◆ Instructions to follow ◆
Your task is to retype, word for word, the lines from the start of the data through the line holding "minimum width=119pt] (qt)". Do not include the pictures.

◆ Collected data ◆
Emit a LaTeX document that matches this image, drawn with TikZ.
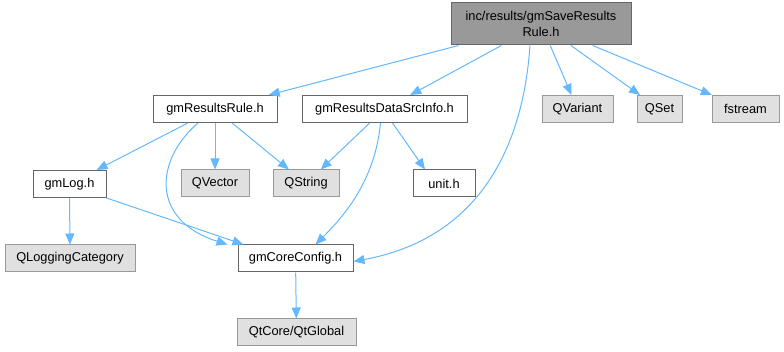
\documentclass[tikz,border=0pt]{standalone}
\usepackage{fontspec}
\setmainfont{Liberation Sans}
\usetikzlibrary{arrows.meta}
\definecolor{edgeblue}{HTML}{63B8FF}
\definecolor{rootfill}{HTML}{999999}
\definecolor{darkbord}{HTML}{666666}
\definecolor{extfill}{HTML}{E0E0E0}
\definecolor{extbord}{HTML}{999999}
\tikzset{
  base/.style={rectangle, inner sep=0pt, line width=1pt, minimum height=27pt,
    font=\fontsize{12.8}{16}\selectfont, text=black},
  rootbox/.style={base, draw=darkbord, fill=rootfill, align=center},
  filebox/.style={base, draw=darkbord, fill=white},
  extbox/.style={base, draw=extbord, fill=extfill},
  dep/.style={draw=edgeblue, line width=1pt, -{Triangle[length=11pt,width=9pt]}},
}
\begin{document}
\begin{tikzpicture}[x=1pt,y=-1pt]
\useasboundingbox (0,0) rectangle (784,352);
\node[rootbox, minimum width=180pt, minimum height=42pt] (root) at (541,24) {inc/results/gmSaveResults\\Rule.h};
\node[filebox, minimum width=124pt] (rr) at (215,109) {gmResultsRule.h};
\node[filebox, minimum width=165pt] (rd) at (384.5,109) {gmResultsDataSrcInfo.h};
\node[extbox, minimum width=71pt] (qvar) at (577.5,109) {QVariant};
\node[extbox, minimum width=45pt] (qset) at (659.5,109) {QSet};
\node[extbox, minimum width=67pt] (fstr) at (745.5,109) {fstream};
\node[extbox, minimum width=68pt] (qvec) at (215,183.5) {QVector};
\node[extbox, minimum width=66pt] (qstr) at (306,183.5) {QString};
\node[filebox, minimum width=62pt] (unit) at (444,183.5) {unit.h};
\node[filebox, minimum width=73pt] (log) at (69.5,184) {gmLog.h};
\node[extbox, minimum width=130pt] (qlog) at (70,258.5) {QLoggingCategory};
\node[filebox, minimum width=115pt] (core) at (295.5,258.5) {gmCoreConfig.h};
\node[extbox, minimum width=119pt] (qt) at (296.5,332.5) {QtCore/QtGlobal};

\draw[dep] (root) -- (rr);
\draw[dep] (root) -- (rd);
\draw[dep] (root) -- (qvar);
\draw[dep] (root) -- (qset);
\draw[dep] (root) -- (fstr);
\draw[dep] ([xshift=-11pt]root.south) .. controls (522,160) and (470,240) .. ([yshift=-3pt]core.east);
\draw[dep] (rr) -- (log);
\draw[dep] (rr) -- (qvec);
\draw[dep] (rr) -- (qstr);
\draw[dep] ([xshift=-17pt]rr.south) .. controls (155,160) and (150,220) .. ([xshift=-68pt]core.north);
\draw[dep] (rd) -- (qstr);
\draw[dep] ([xshift=8pt]rd.south) -- ([xshift=-19pt]unit.north);
\draw[dep] ([xshift=-4pt]rd.south) .. controls (375,180) and (345,215) .. ([xshift=20pt]core.north);
\draw[dep] (log) -- (qlog);
\draw[dep] (log.south east) -- ([xshift=-52pt]core.north);
\draw[dep] (core) -- (qt);
\end{tikzpicture}
\end{document}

◆ Solved exercise ◆
Emit a LaTeX document that matches this image, drawn with TikZ.
\documentclass[tikz,border=0pt]{standalone}
\usepackage{fontspec}
\setmainfont{Liberation Sans}
\usetikzlibrary{arrows.meta}
\definecolor{edgeblue}{HTML}{63B8FF}
\definecolor{rootfill}{HTML}{999999}
\definecolor{darkbord}{HTML}{666666}
\definecolor{extfill}{HTML}{E0E0E0}
\definecolor{extbord}{HTML}{999999}
\tikzset{
  base/.style={rectangle, inner sep=0pt, line width=1pt, minimum height=27pt,
    font=\fontsize{12.8}{16}\selectfont, text=black},
  rootbox/.style={base, draw=darkbord, fill=rootfill, align=center},
  filebox/.style={base, draw=darkbord, fill=white},
  extbox/.style={base, draw=extbord, fill=extfill},
  dep/.style={draw=edgeblue, line width=1pt, -{Triangle[length=11pt,width=9pt]}},
}
\begin{document}
\begin{tikzpicture}[x=1pt,y=-1pt]
\useasboundingbox (0,0) rectangle (784,352);
\node[rootbox, minimum width=180pt, minimum height=42pt] (root) at (541,24) {inc/results/gmSaveResults\\Rule.h};
\node[filebox, minimum width=124pt] (rr) at (215,109) {gmResultsRule.h};
\node[filebox, minimum width=165pt] (rd) at (384.5,109) {gmResultsDataSrcInfo.h};
\node[extbox, minimum width=71pt] (qvar) at (577.5,109) {QVariant};
\node[extbox, minimum width=45pt] (qset) at (659.5,109) {QSet};
\node[extbox, minimum width=67pt] (fstr) at (745.5,109) {fstream};
\node[extbox, minimum width=68pt] (qvec) at (215,183.5) {QVector};
\node[extbox, minimum width=66pt] (qstr) at (306,183.5) {QString};
\node[filebox, minimum width=62pt] (unit) at (444,183.5) {unit.h};
\node[filebox, minimum width=73pt] (log) at (69.5,184) {gmLog.h};
\node[extbox, minimum width=130pt] (qlog) at (70,258.5) {QLoggingCategory};
\node[filebox, minimum width=115pt] (core) at (295.5,258.5) {gmCoreConfig.h};
\node[extbox, minimum width=119pt] (qt) at (296.5,332.5) {QtCore/QtGlobal};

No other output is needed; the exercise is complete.